The last thing to monitor would be Nvidia management’s revenue and gross margin outlook for Q3. We just don’t know whether this sales slump is seasonal, or if it’s the result of shrinking consumer disposable income. If it’s the former, then this issue is likely to persist only for a few weeks until RTX 40-series GPUs are released. However, if it’s the latter, then the sales slump is likely to last for a quarter or two at the very least as the Fed is expected to continue hiking interest rates in order to limit personal disposable income and curb inflation along the way. The chipmaker’s management will be able to comment on this dynamic by comparing demand trends from countries that aggressively hiked interest rates (like US, Canada) against demand from countries that are going slow with rate hikes (like India, China).

Investors Takeaway

As far as valuations are concerned, Nvidia’s shares are currently trading at over 14-times their trailing twelve-month sales. This is significantly higher than many of the other rapidly growing semiconductor companies, such as AMD (AMD), which calls for a price correction in Nvidia’s shares in the coming weeks. So, risk-averse investors may want to avoid investing in the chipmaker’s shares for the time being at least.

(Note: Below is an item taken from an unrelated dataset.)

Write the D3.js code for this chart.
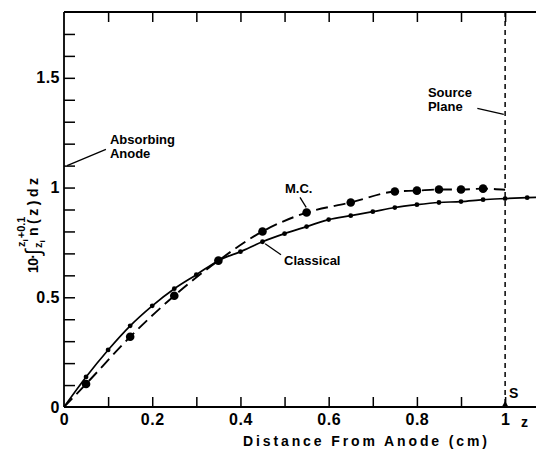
<!DOCTYPE html>
<html>
<head>
<meta charset="utf-8">
<script src="https://cdn.jsdelivr.net/npm/d3@7"></script>
<style>
  body { margin: 0; background: #fff; }
  svg { display: block; font-family: "Liberation Sans", Arial, sans-serif; font-weight: bold; }
</style>
</head>
<body>
<div id="chart"></div>
<script>
// values
const classicalZ = [0, 0.05, 0.1, 0.15, 0.2, 0.25, 0.3, 0.35, 0.4, 0.45, 0.5, 0.55, 0.6, 0.65, 0.7, 0.75, 0.8, 0.85, 0.9, 0.95, 1.0, 1.05, 1.1];
const classicalN = [0, 0.137, 0.26, 0.37, 0.461, 0.539, 0.603, 0.667, 0.708, 0.753, 0.79, 0.822, 0.854, 0.872, 0.89, 0.909, 0.922, 0.932, 0.936, 0.945, 0.95, 0.954, 0.957];

const mcZ = [0, 0.05, 0.15, 0.25, 0.35, 0.45, 0.55, 0.65, 0.75, 0.8, 0.85, 0.9, 0.95, 1.0];
const mcN = [0, 0.105, 0.32, 0.507, 0.667, 0.8, 0.886, 0.932, 0.982, 0.986, 0.991, 0.991, 0.995, 0.99];

const xTickLabels = [0, 0.2, 0.4, 0.6, 0.8, 1];
const yTickLabels = [0, 0.5, 1, 1.5];
const sourcePlane = 1.0;

const W = 536, H = 451;
const margin = {left: 64, top: 12, bottom: 44};

const svg = d3.select("#chart").append("svg")
  .attr("width", W).attr("height", H);

const x = d3.scaleLinear().domain([0, 1.07]).range([margin.left, W]);
const y = d3.scaleLinear().domain([0, 1.8]).range([H - margin.bottom, margin.top]);

svg.append("clipPath").attr("id", "plot")
  .append("rect")
  .attr("x", x(0)).attr("y", y(1.8))
  .attr("width", W - x(0)).attr("height", y(0) - y(1.8));

// frame
const frame = svg.append("g").attr("stroke", "#000").attr("stroke-width", 1.8);
frame.append("line").attr("x1", x(0)).attr("x2", W).attr("y1", y(0)).attr("y2", y(0));
frame.append("line").attr("x1", x(0)).attr("x2", W).attr("y1", y(1.8)).attr("y2", y(1.8));
frame.append("line").attr("x1", x(0)).attr("x2", x(0)).attr("y1", y(0)).attr("y2", y(1.8));

const minorX = d3.range(1, 11).map(d => d / 10);
const minorY = d3.range(1, 18).map(d => d / 10);

// bottom ticks (inward)
svg.append("g")
  .attr("transform", `translate(0,${y(0)})`)
  .call(d3.axisBottom(x).tickValues(minorX).tickSize(-10).tickFormat(""))
  .call(g => g.select(".domain").remove())
  .call(g => g.selectAll("line").attr("stroke-width", 1.5));

// top ticks (inward)
svg.append("g")
  .attr("transform", `translate(0,${y(1.8)})`)
  .call(d3.axisTop(x).tickValues(minorX).tickSize(-10).tickFormat(""))
  .call(g => g.select(".domain").remove())
  .call(g => g.selectAll("line").attr("stroke-width", 1.5));

// left ticks (inward)
svg.append("g")
  .attr("transform", `translate(${x(0)},0)`)
  .call(d3.axisLeft(y).tickValues(minorY).tickSize(-11).tickFormat(""))
  .call(g => g.select(".domain").remove())
  .call(g => g.selectAll("line").attr("stroke-width", 1.5));

// labels
svg.append("g")
  .attr("transform", `translate(0,${y(0)})`)
  .call(d3.axisBottom(x).tickValues(xTickLabels).tickSize(0).tickPadding(7).tickFormat(d3.format("")))
  .call(g => g.select(".domain").remove())
  .call(g => g.selectAll("text").attr("font-size", 16).attr("font-family", "Liberation Sans, Arial")
    .attr("font-weight", "bold").attr("fill", "#000").attr("letter-spacing", 0.5));

svg.append("g")
  .attr("transform", `translate(${x(0)},0)`)
  .call(d3.axisLeft(y).tickValues(yTickLabels).tickSize(0).tickPadding(4).tickFormat(d3.format("")))
  .call(g => g.select(".domain").remove())
  .call(g => g.selectAll("text").attr("font-size", 16).attr("font-family", "Liberation Sans, Arial")
    .attr("font-weight", "bold").attr("fill", "#000").attr("letter-spacing", 0.5));

svg.append("text")
  .attr("x", 243).attr("y", 446)
  .attr("font-size", 14)
  .attr("textLength", 244).attr("lengthAdjust", "spacing")
  .text("Distance From Anode (cm)");

// y label: 10·∫ from z_i to z_i+0.1 of n(z) dz
const yl = svg.append("g").attr("transform", "translate(38,273) rotate(-90)");
yl.append("text").attr("x", 0).attr("y", 0).attr("font-size", 14)
  .attr("textLength", 19).attr("lengthAdjust", "spacing").text("10·");
yl.append("text").attr("x", 18).attr("y", 2).attr("font-size", 21)
  .attr("font-weight", "normal").attr("font-style", "italic").text("∫");
const sup = yl.append("text").attr("x", 26).attr("y", -13).attr("font-size", 11);
sup.append("tspan").text("z");
sup.append("tspan").attr("font-size", 8).attr("dy", 3).text("i");
sup.append("tspan").attr("dy", -3).attr("dx", 1).text("+0.1");
const sub = yl.append("text").attr("x", 25).attr("y", 4).attr("font-size", 11);
sub.append("tspan").text("z");
sub.append("tspan").attr("font-size", 8).attr("dy", 3).text("i");
yl.append("text").attr("x", 37).attr("y", 0).attr("font-size", 14)
  .attr("textLength", 58).attr("lengthAdjust", "spacing").text("n(z)dz");

// source plane
svg.append("line")
  .attr("x1", x(sourcePlane)).attr("x2", x(sourcePlane))
  .attr("y1", y(1.8)).attr("y2", y(0))
  .attr("stroke", "#000").attr("stroke-width", 1.5).attr("stroke-dasharray", "5,4");
svg.append("path")
  .attr("d", d3.symbol(d3.symbolTriangle, 20)())
  .attr("transform", `translate(${x(sourcePlane)},${y(0) - 2})`);

// curves
const classical = classicalZ.map((z, i) => ({z, n: classicalN[i]}));
const mc = mcZ.map((z, i) => ({z, n: mcN[i]}));

const line = d3.line().x(d => x(d.z)).y(d => y(d.n)).curve(d3.curveMonotoneX);
const plot = svg.append("g").attr("clip-path", "url(#plot)");

plot.append("path").datum(classical)
  .attr("fill", "none").attr("stroke", "#000").attr("stroke-width", 1.7)
  .attr("d", line);
plot.append("path").datum(mc)
  .attr("fill", "none").attr("stroke", "#000").attr("stroke-width", 1.9)
  .attr("stroke-dasharray", "12,6")
  .attr("d", line);

plot.selectAll(".cdot").data(classical.slice(1)).join("circle")
  .attr("cx", d => x(d.z)).attr("cy", d => y(d.n)).attr("r", 2.4);
plot.selectAll(".mdot").data(mc.slice(1, -1)).join("circle")
  .attr("cx", d => x(d.z)).attr("cy", d => y(d.n)).attr("r", 4.3);

// annotations
const notes = [
  {lines: ["Absorbing", "Anode"], tx: 0.104, ty: 1.2, from: [0.095, 1.174], to: [0.007, 1.1]},
  {lines: ["Source", "Plane"], tx: 0.825, ty: 1.414, from: [0.937, 1.361], to: [0.997, 1.334]},
  {lines: ["M.C."], tx: 0.501, ty: 0.975, from: [0.535, 0.955], to: [0.549, 0.91]},
  {lines: ["Classical"], tx: 0.499, ty: 0.648, from: [0.492, 0.694], to: [0.456, 0.744]}
];
notes.forEach(n => {
  n.lines.forEach((l, i) => svg.append("text").attr("font-size", 13)
    .attr("x", x(n.tx)).attr("y", y(n.ty) + i * 14).text(l));
  svg.append("line")
    .attr("x1", x(n.from[0])).attr("y1", y(n.from[1]))
    .attr("x2", x(n.to[0])).attr("y2", y(n.to[1]))
    .attr("stroke", "#000").attr("stroke-width", 1.3);
});

svg.append("text").attr("x", x(1.009)).attr("y", y(0.04)).attr("font-size", 14).text("S");
svg.append("text").attr("x", x(1.036)).attr("y", 427).attr("font-size", 14).text("z");
</script>
</body>
</html>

Nvidia's relative valuation

BusinessQuant.com

At the same time, the issues that are currently plaguing Nvidia’s growth momentum seem seasonal and should last for a quarter or two at most. I personally expect Nvidia to reinvigorate its growth momentum from Q1 CY23 onwards. So, this potential price correction could be a buying opportunity for investors with a multi-year time horizon. Good Luck!